### Your instructions:
Give back, word for word, only the lines from the opening of the records through the one with "const centros = [242, 684];". Pictures stay out.

(A run of records)
****
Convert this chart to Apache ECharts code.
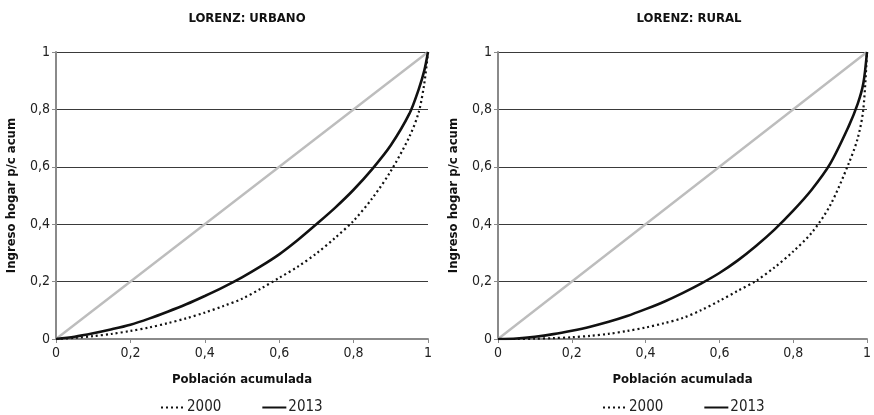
<!DOCTYPE html>
<html>
<head>
<meta charset="utf-8">
<script src="https://cdn.jsdelivr.net/npm/echarts@6/dist/echarts.min.js"></script>
<style>
  html, body { margin: 0; padding: 0; background: #fff; }
  #main { width: 874px; height: 415px; }
</style>
</head>
<body>
<div id="main"></div>
<script>
// población acumulada (eje x)
const poblacion = [0, 0.05, 0.1, 0.15, 0.2, 0.25, 0.3, 0.35, 0.4, 0.45, 0.5, 0.55, 0.6,
  0.65, 0.7, 0.75, 0.8, 0.85, 0.9, 0.95, 0.975, 0.99, 1];
// ingreso acumulado
const urbano2000 = [0, 0.004, 0.01, 0.018, 0.028, 0.04, 0.055, 0.072, 0.092, 0.115, 0.14, 0.175, 0.213,
  0.252, 0.298, 0.352, 0.412, 0.49, 0.585, 0.705, 0.79, 0.89, 1];
const urbano2013 = [0, 0.008, 0.02, 0.034, 0.05, 0.071, 0.095, 0.121, 0.15, 0.181, 0.215, 0.253, 0.295,
  0.345, 0.40, 0.457, 0.52, 0.592, 0.675, 0.785, 0.87, 0.935, 1];
const rural2000 = [0, 0, 0.001, 0.003, 0.006, 0.011, 0.018, 0.028, 0.04, 0.055, 0.073, 0.10, 0.133,
  0.168, 0.203, 0.25, 0.305, 0.37, 0.465, 0.61, 0.70, 0.80, 1];
const rural2013 = [0, 0.002, 0.008, 0.017, 0.029, 0.043, 0.06, 0.08, 0.104, 0.13, 0.16, 0.193, 0.23,
  0.274, 0.325, 0.382, 0.447, 0.52, 0.61, 0.74, 0.82, 0.89, 1];
const igualdad = [0, 1];
const ticks = [0, 0.2, 0.4, 0.6, 0.8, 1];
const titulos = ['LORENZ: URBANO', 'LORENZ: RURAL'];
const anios = ['2000', '2013'];

const FONT = '"Liberation Sans Narrow", "DejaVu Sans Condensed", sans-serif';
const fmt = v => String(Number(v.toFixed(1))).replace('.', ',');
const pares = ys => poblacion.map((x, i) => [x, ys[i]]);

const chart = echarts.init(document.getElementById('main'));

const grids = [
  { left: 56, right: 446, top: 52, bottom: 76 },
  { left: 498, right: 4, top: 52, bottom: 76 }
];
const centros = [242, 684];

function ejeX(i) {
  return {
    type: 'value', gridIndex: i, min: ticks[0], max: ticks[ticks.length - 1], interval: 0.2,
    name: 'Población acumulada', nameLocation: 'middle', nameGap: 34,
    nameTextStyle: { fontFamily: FONT, fontWeight: 'bold', fontSize: 13, color: '#111' },
    axisLine: { lineStyle: { color: '#8a8a8a', width: 2 } },
    axisTick: { show: true, length: 4, lineStyle: { color: '#8a8a8a' } },
    axisLabel: { formatter: fmt, fontFamily: FONT, fontSize: 14, color: '#222', margin: 7 },
    splitLine: { show: false }
  };
}
function ejeY(i) {
  return {
    type: 'value', gridIndex: i, min: 0, max: 1, interval: 0.2,
    name: 'Ingreso hogar p/c acum', nameLocation: 'middle', nameGap: 38,
    nameTextStyle: { fontFamily: FONT, fontWeight: 'bold', fontSize: 13, color: '#111' },
    axisLine: { show: true, lineStyle: { color: '#8a8a8a', width: 2 } },
    axisTick: { show: true, length: 4, lineStyle: { color: '#8a8a8a' } },
    axisLabel: { formatter: fmt, fontFamily: FONT, fontSize: 14, color: '#222', margin: 6 },
    splitLine: { show: true, lineStyle: { color: '#3a3a3a', width: 1 } }
  };
}

const datos = [[urbano2000, urbano2013], [rural2000, rural2013]];
const series = [];
[0, 1].forEach(i => {
  series.push({
    type: 'line', xAxisIndex: i, yAxisIndex: i, symbol: 'none', silent: true,
    data: igualdad.map(v => [v, v]),
    lineStyle: { color: '#bdbdbd', width: 2.4 }
  });
  series.push({
    name: anios[0], type: 'line', xAxisIndex: i, yAxisIndex: i, symbol: 'none', smooth: 0.3,
    data: pares(datos[i][0]),
    itemStyle: { color: '#111' },
    lineStyle: { color: '#111', width: 2.2, type: [2, 3] }
  });
  series.push({
    name: anios[1], type: 'line', xAxisIndex: i, yAxisIndex: i, symbol: 'none', smooth: 0.3,
    data: pares(datos[i][1]),
    itemStyle: { color: '#111' },
    lineStyle: { color: '#111', width: 2.6 }
  });
});

const option = {
  animation: false,
  title: titulos.map((t, i) => ({
    text: t, left: centros[i], top: 7, textAlign: 'center',
    textStyle: { fontFamily: FONT, fontWeight: 'bold', fontSize: 13, color: '#111' }
  })),
  grid: grids,
  xAxis: [ejeX(0), ejeX(1)],
  yAxis: [ejeY(0), ejeY(1)],
  legend: [0, 1].map(i => ({
    data: anios, left: centros[i] - 87, top: 395, itemGap: 40, itemWidth: 24, itemHeight: 10,
    selectedMode: false,
    itemStyle: { opacity: 0 },
    textStyle: { fontFamily: FONT, fontSize: 15, color: '#222', padding: [0, 0, 0, -3] }
  })),
  series: series
};

option && chart.setOption(option);
</script>
</body>
</html>
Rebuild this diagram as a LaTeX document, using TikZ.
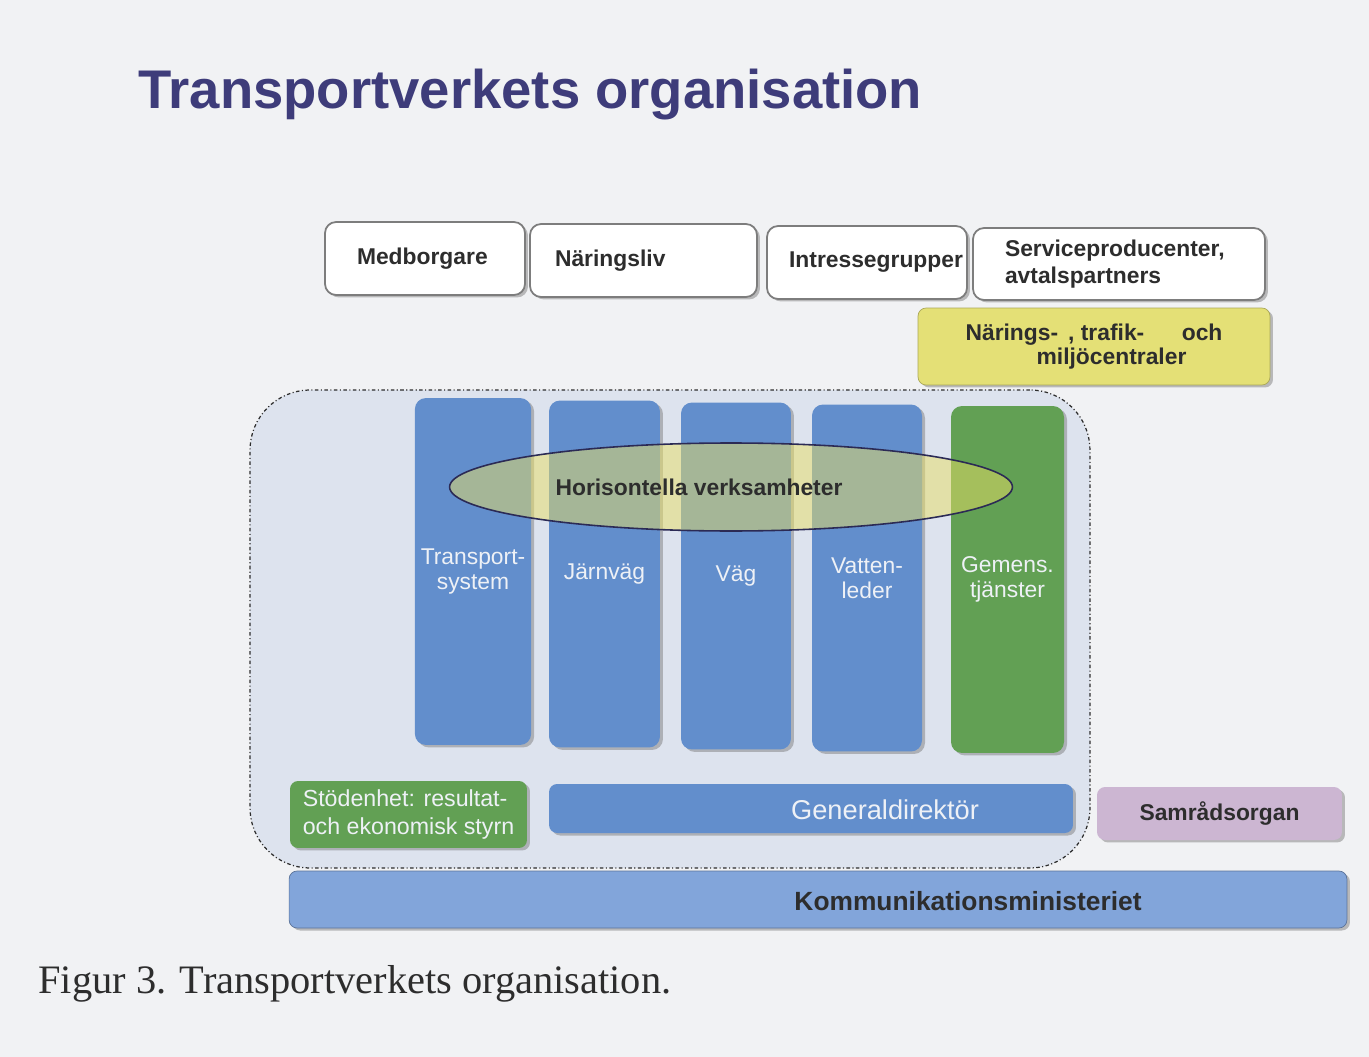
\documentclass[tikz,border=0pt]{standalone}
\usepackage{fontspec}
\setsansfont{Liberation Sans}
\newfontfamily\capfont{Liberation Serif}
\usepackage{color}
\usetikzlibrary{positioning,shapes.geometric,shadows}

\definecolor{bakgrund}{RGB}{241,242,244}
\definecolor{rubrik}{RGB}{62,60,122}
\definecolor{ramgra}{RGB}{125,125,125}
\definecolor{textgra}{RGB}{45,45,45}
\definecolor{gulbox}{RGB}{228,224,118}
\definecolor{ljusbla}{RGB}{221,227,238}
\definecolor{kolumnbla}{RGB}{98,142,204}
\definecolor{kolumngron}{RGB}{98,160,84}
\definecolor{ellipsgul}{RGB}{232,222,100}
\definecolor{lila}{RGB}{204,182,210}
\definecolor{ministerbla}{RGB}{130,165,218}
\definecolor{ljustext}{RGB}{238,241,246}

\tikzset{
  skugga/.style={drop shadow={shadow xshift=0.06cm, shadow yshift=-0.05cm, fill=black!55, opacity=0.45}},
  topbox/.style={draw=ramgra, line width=1pt, fill=white, rounded corners=0.22cm, minimum height=1.46cm,
    font=\sffamily\bfseries\fontsize{13}{15.5}\selectfont, text=textgra, skugga},
  kolumn/.style={fill=kolumnbla, rounded corners=0.22cm, minimum width=2.2cm, minimum height=6.94cm,
    align=center, text=ljustext, font=\sffamily\fontsize{13}{14}\selectfont, skugga},
  fyllbox/.style={rounded corners=0.16cm, inner sep=0pt, skugga},
  fettext/.style={font=\sffamily\bfseries\fontsize{13}{15}\selectfont, text=textgra}
}

\begin{document}
\begin{tikzpicture}[x=0.02cm, y=-0.02cm]

  % Page
  \fill[bakgrund] (0,0) rectangle (1369,1057);
  \useasboundingbox (0,0) rectangle (1369,1057);

  % Title
  \node[anchor=base west, inner sep=0pt, text=rubrik, font=\sffamily\bfseries\fontsize{31}{36}\selectfont] (titel) at (138,109) {Transportverkets organisation};

  % Draw the boxes on top
  \node[topbox, align=left, text width=2.72cm, inner xsep=0.64cm] (medb) at (425,258.5) {Medborgare};
  \node[topbox, align=left, text width=3.54cm, inner xsep=0.5cm] (naer) at (643.5,260.5) {Näringsliv};
  \node[topbox, align=right, text width=3.84cm, inner xsep=0.08cm] (intr) at (867,262.5) {Intressegrupper};
  \node[topbox, align=left, text width=4.56cm, inner xsep=0.64cm, minimum height=1.44cm] (serv) at (1119,264) {Serviceproducenter,\\avtalspartners};
  \node[fyllbox, fettext, fill=gulbox, draw=gulbox!75!black, minimum width=7.04cm, minimum height=1.54cm, align=center, font=\sffamily\bfseries\fontsize{13}{13.6}\selectfont] (ntm) at (1094,346.5) {Närings-\hspace{0.2cm}, trafik-\hspace{0.75cm}och\\\hspace{0.7cm}miljöcentraler};

  % The agency
  \node[draw=textgra, line width=0.7pt, dash pattern=on 2pt off 1.4pt on 0.6pt off 1.4pt, fill=ljusbla, rounded corners=1.2cm, minimum width=16.8cm, minimum height=9.56cm] (verket) at (670,629) {};

  \node[kolumn] (transp) at (473,571.5) {Transport-\\system};
  \node[kolumn, minimum width=2.22cm] (jarnv) at (604.5,574) {Järnväg};
  \node[kolumn] (vag) at (736,576) {Väg};
  \node[kolumn] (vatten) at (867,578) {Vatten-\\leder};
  \node[kolumn, fill=kolumngron, minimum width=2.26cm] (gemens) at (1007.5,579.5) {Gemens.\\tjänster};

  \node[ellipse, draw=rubrik!70!black, line width=0.9pt, fill=ellipsgul, fill opacity=0.5, minimum width=11.26cm, minimum height=1.76cm] (horis) at (731,487) {};
  \node[fettext] (horistext) at ([xshift=-0.64cm]horis.center) {Horisontella verksamheter};

  % Bottom row
  \node[fyllbox, fill=kolumngron, minimum width=4.74cm, minimum height=1.34cm, align=left, text=ljustext, font=\sffamily\fontsize{13.2}{16}\selectfont] (stod) at (408.5,814.5) {Stödenhet: resultat-\\och ekonomisk styrn};
  \node[fyllbox, fill=kolumnbla, minimum width=10.48cm, minimum height=0.98cm] (gd) at (811,808.5) {};
  \node[text=ljustext, font=\sffamily\fontsize{15.5}{18}\selectfont] (gdtext) at (885,810) {Generaldirektör};
  \node[fyllbox, fettext, fill=lila, minimum width=4.9cm, minimum height=1.06cm, drop shadow={opacity=0}] (samr) at (1219.5,813.5) {Samrådsorgan};

  \node[fyllbox, fill=ministerbla, draw=ministerbla!70!black, minimum width=21.16cm, minimum height=1.14cm] (komm) at (818,899.5) {};
  \node[fettext, font=\sffamily\bfseries\fontsize{15}{18}\selectfont] (kommtext) at (968,901) {Kommunikationsministeriet};

  % Caption
  \node[anchor=base west, inner sep=0pt, text=textgra, font=\capfont\fontsize{23}{28}\selectfont] (figurtext) at (38,993) {Figur 3. Transportverkets organisation.};

\end{tikzpicture}
\end{document}
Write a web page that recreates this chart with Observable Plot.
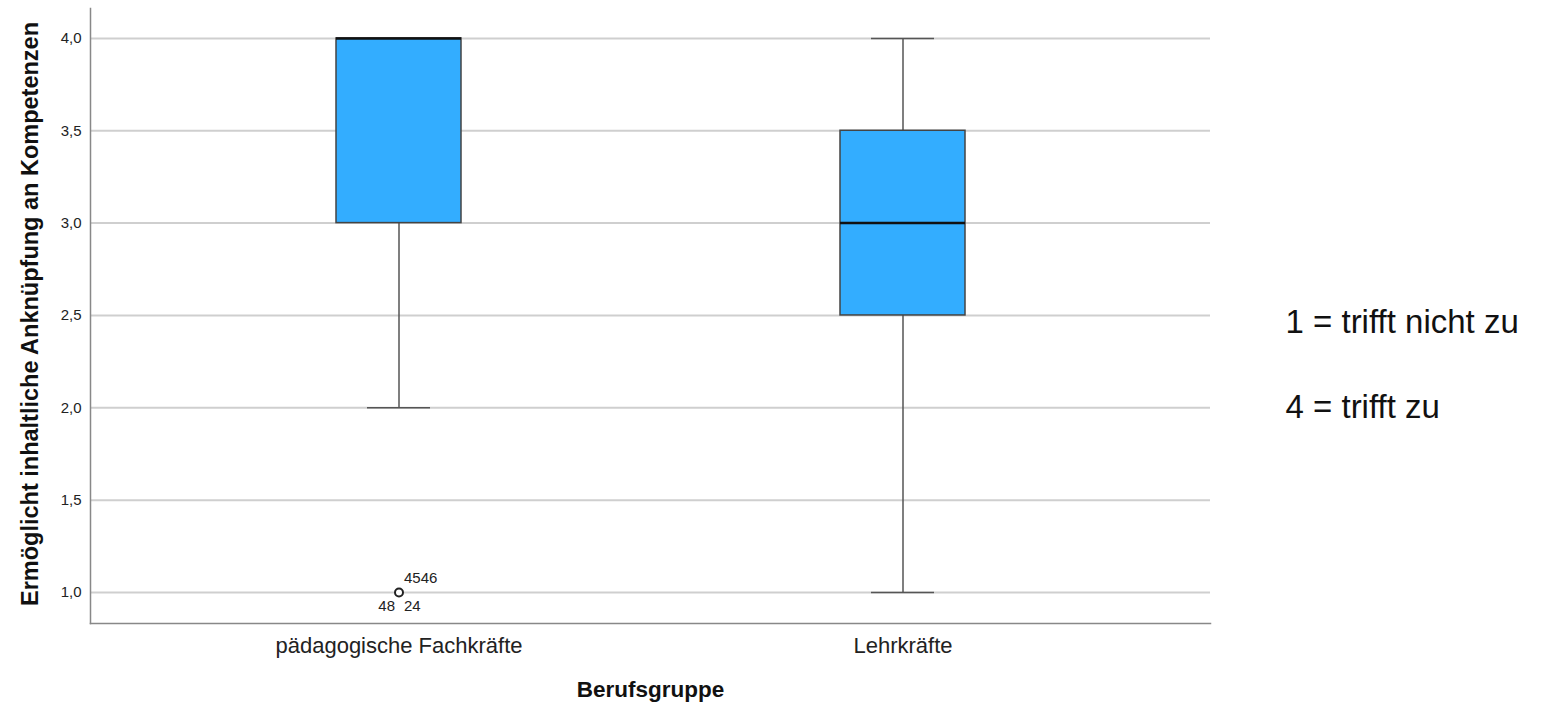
<!DOCTYPE html>
<html><head><meta charset="utf-8">
<script src="https://cdn.jsdelivr.net/npm/d3@7"></script>
<script src="https://cdn.jsdelivr.net/npm/@observablehq/plot@0.6"></script>
<style>body{margin:0;background:#fff;font-family:"Liberation Sans",Arial,sans-serif;}</style>
</head><body><div id="chart"></div>
<script>
const categories = ["pädagogische Fachkräfte", "Lehrkräfte"];
const q1 = [3.0, 2.5];
const median = [4.0, 3.0];
const q3 = [4.0, 3.5];
const whiskerLow = [2.0, 1.0];
const whiskerHigh = [4.0, 4.0];
const outlierGroup = ["pädagogische Fachkräfte"];
const outlierValue = [1.0];
const outlierLabels = [
  {label: "4546", pos: "ur"},
  {label: "48", pos: "ll"},
  {label: "24", pos: "lr"}
];
const yTicks = [1.0, 1.5, 2.0, 2.5, 3.0, 3.5, 4.0];
const legendLines = ["1 = trifft nicht zu", "4 = trifft zu"];

const boxes = categories.map((c, i) => ({cat: c, q1: q1[i], med: median[i], q3: q3[i], lo: whiskerLow[i], hi: whiskerHigh[i]}));
const outliers = outlierGroup.map((c, i) => ({cat: c, v: outlierValue[i]}));
const olab = outlierLabels.map(d => ({...d, cat: outlierGroup[0], v: outlierValue[0]}));
const fmt = d => d.toFixed(1).replace(".", ",");
const font = "Liberation Sans, Arial, sans-serif";

const chart = Plot.plot({
  width: 1548, height: 705,
  marginLeft: 90, marginRight: 338, marginTop: 8, marginBottom: 82,
  style: {fontFamily: font, color: "#222", background: "#fff"},
  x: {domain: categories, paddingInner: 0.752, paddingOuter: 0.487, label: null},
  y: {domain: [0.832, 4.162], label: null},
  marks: [
    Plot.gridY(yTicks, {stroke: "#cfcfcf", strokeOpacity: 1, strokeWidth: 2}),
    Plot.frame({anchor: "left", stroke: "#888", strokeWidth: 1.5}),
    Plot.frame({anchor: "bottom", stroke: "#888", strokeWidth: 1.5}),
    Plot.axisY(yTicks, {tickSize: 0, tickPadding: 9, tickFormat: fmt, fontSize: 15, label: null}),
    Plot.axisX({tickSize: 0, tickPadding: 14, fontSize: 22, label: null}),
    Plot.ruleX(boxes, {x: "cat", y1: "lo", y2: "q1", stroke: "#555", strokeWidth: 1.5}),
    Plot.ruleX(boxes, {x: "cat", y1: "q3", y2: "hi", stroke: "#555", strokeWidth: 1.5}),
    Plot.tickY(boxes, {x: "cat", y: "lo", stroke: "#555", strokeWidth: 1.5, insetLeft: 31, insetRight: 31}),
    Plot.tickY(boxes, {x: "cat", y: "hi", stroke: "#555", strokeWidth: 1.5, insetLeft: 31, insetRight: 31}),
    Plot.barY(boxes, {x: "cat", y1: "q1", y2: "q3", fill: "#33adff", stroke: "#444", strokeWidth: 1.5}),
    Plot.tickY(boxes, {x: "cat", y: "med", stroke: "#111", strokeWidth: 2.5}),
    Plot.dot(outliers, {x: "cat", y: "v", r: 4, fill: "#fff", stroke: "#222", strokeWidth: 2}),
    Plot.text(olab.filter(d => d.pos === "ur"), {x: "cat", y: "v", text: "label", textAnchor: "start", dx: 5, dy: -14, fontSize: 15, fill: "#222"}),
    Plot.text(olab.filter(d => d.pos === "ll"), {x: "cat", y: "v", text: "label", textAnchor: "end", dx: -4, dy: 14, fontSize: 15, fill: "#222"}),
    Plot.text(olab.filter(d => d.pos === "lr"), {x: "cat", y: "v", text: "label", textAnchor: "start", dx: 5, dy: 14, fontSize: 15, fill: "#222"}),
    Plot.text(["Ermöglicht inhaltliche Anknüpfung an Kompetenzen"], {frameAnchor: "left", dx: -60, dy: -2, rotate: -90, fontSize: 23.5, fontWeight: "bold", fill: "#111", textAnchor: "middle"}),
    Plot.text(["Berufsgruppe"], {frameAnchor: "bottom", dy: 73, fontSize: 22.5, fontWeight: "bold", fill: "#111"}),
    Plot.text([legendLines[0]], {frameAnchor: "right", dx: 75, dy: 6, textAnchor: "start", fontSize: 33, fill: "#111"}),
    Plot.text([legendLines[1]], {frameAnchor: "right", dx: 75, dy: 91, textAnchor: "start", fontSize: 33, fill: "#111"})
  ]
});
document.getElementById("chart").append(chart);
</script></body></html>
****
### Solution for this problem:
Convert this chart to Apache ECharts code.
<!DOCTYPE html>
<html>
<head>
<meta charset="utf-8">
<script src="https://cdn.jsdelivr.net/npm/echarts@6/dist/echarts.min.js"></script>
<style>
  html, body { margin: 0; padding: 0; background: #fff; }
  #main { width: 874px; height: 415px; }
</style>
</head>
<body>
<div id="main"></div>
<script>
// población acumulada (eje x)
const poblacion = [0, 0.05, 0.1, 0.15, 0.2, 0.25, 0.3, 0.35, 0.4, 0.45, 0.5, 0.55, 0.6,
  0.65, 0.7, 0.75, 0.8, 0.85, 0.9, 0.95, 0.975, 0.99, 1];
// ingreso acumulado
const urbano2000 = [0, 0.004, 0.01, 0.018, 0.028, 0.04, 0.055, 0.072, 0.092, 0.115, 0.14, 0.175, 0.213,
  0.252, 0.298, 0.352, 0.412, 0.49, 0.585, 0.705, 0.79, 0.89, 1];
const urbano2013 = [0, 0.008, 0.02, 0.034, 0.05, 0.071, 0.095, 0.121, 0.15, 0.181, 0.215, 0.253, 0.295,
  0.345, 0.40, 0.457, 0.52, 0.592, 0.675, 0.785, 0.87, 0.935, 1];
const rural2000 = [0, 0, 0.001, 0.003, 0.006, 0.011, 0.018, 0.028, 0.04, 0.055, 0.073, 0.10, 0.133,
  0.168, 0.203, 0.25, 0.305, 0.37, 0.465, 0.61, 0.70, 0.80, 1];
const rural2013 = [0, 0.002, 0.008, 0.017, 0.029, 0.043, 0.06, 0.08, 0.104, 0.13, 0.16, 0.193, 0.23,
  0.274, 0.325, 0.382, 0.447, 0.52, 0.61, 0.74, 0.82, 0.89, 1];
const igualdad = [0, 1];
const ticks = [0, 0.2, 0.4, 0.6, 0.8, 1];
const titulos = ['LORENZ: URBANO', 'LORENZ: RURAL'];
const anios = ['2000', '2013'];

const FONT = '"Liberation Sans Narrow", "DejaVu Sans Condensed", sans-serif';
const fmt = v => String(Number(v.toFixed(1))).replace('.', ',');
const pares = ys => poblacion.map((x, i) => [x, ys[i]]);

const chart = echarts.init(document.getElementById('main'));

const grids = [
  { left: 56, right: 446, top: 52, bottom: 76 },
  { left: 498, right: 4, top: 52, bottom: 76 }
];
const centros = [242, 684];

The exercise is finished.